Hundred-Battle Veteran
A four-mana 4/2 asks nothing of you when it hits the battlefield; a four-mana 6/6 that recurs itself once demands a whole deckbuilding thesis. The gap between those two bodies is the counter-diversity clause, which turns on only when three distinct kinds of counters sit across your creatures at once: not three counters, three kinds, so a lone +1/+1 army does nothing here. That pushes you toward a board that traffics in variety (charge, stun, oil, flying, whatever the set gives you), the exact opposite of the go-wide sameness most aggressive black decks reward. The payoff for meeting that condition is a body that swings the vertical toughness bump the hardest, going from an easily-traded 4/2 into a genuine bulk that shrugs off the small removal that would otherwise pick it off.

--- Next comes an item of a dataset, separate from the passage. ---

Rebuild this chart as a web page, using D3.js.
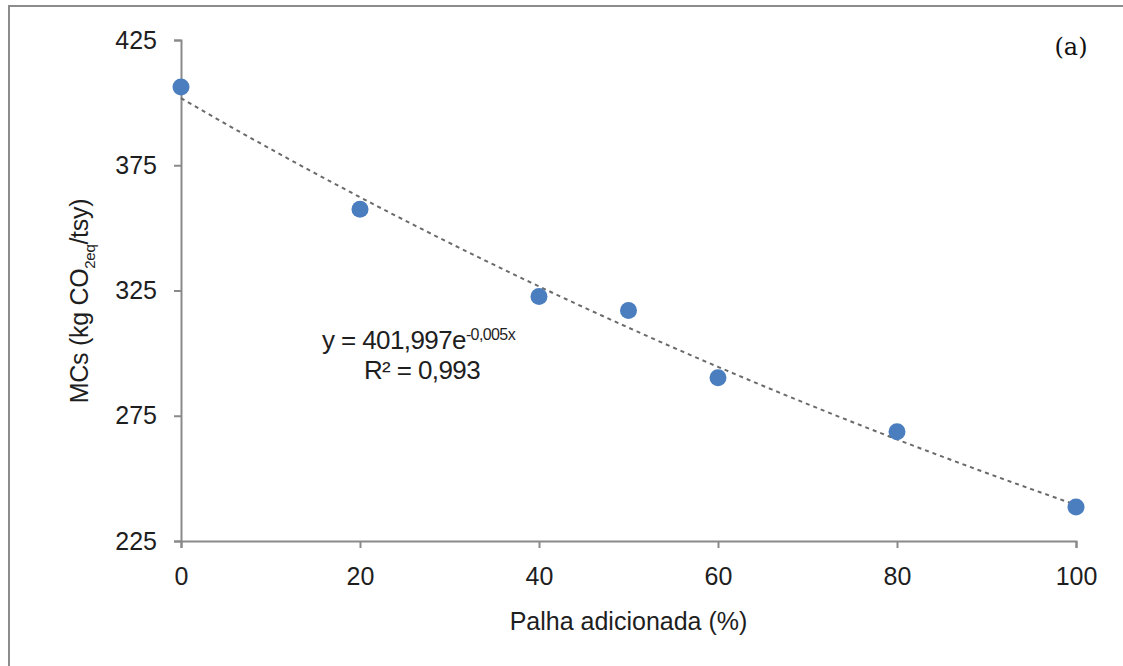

The graveyard recast is the safety net that keeps the whole enterprise from collapsing when the first copy trades. Casting it a second time stamps a finality counter on the way in, which does double duty: it exiles the creature on its next death so the loop is strictly one-shot, and, more slyly, it is a counter, so the recast body can help satisfy its own diversity requirement while contributing to it for everything else. That self-referential wrinkle is the cleverest thing on the card: the mechanic that limits the recursion is also, technically, a piece of the engine the recursion is built to feed.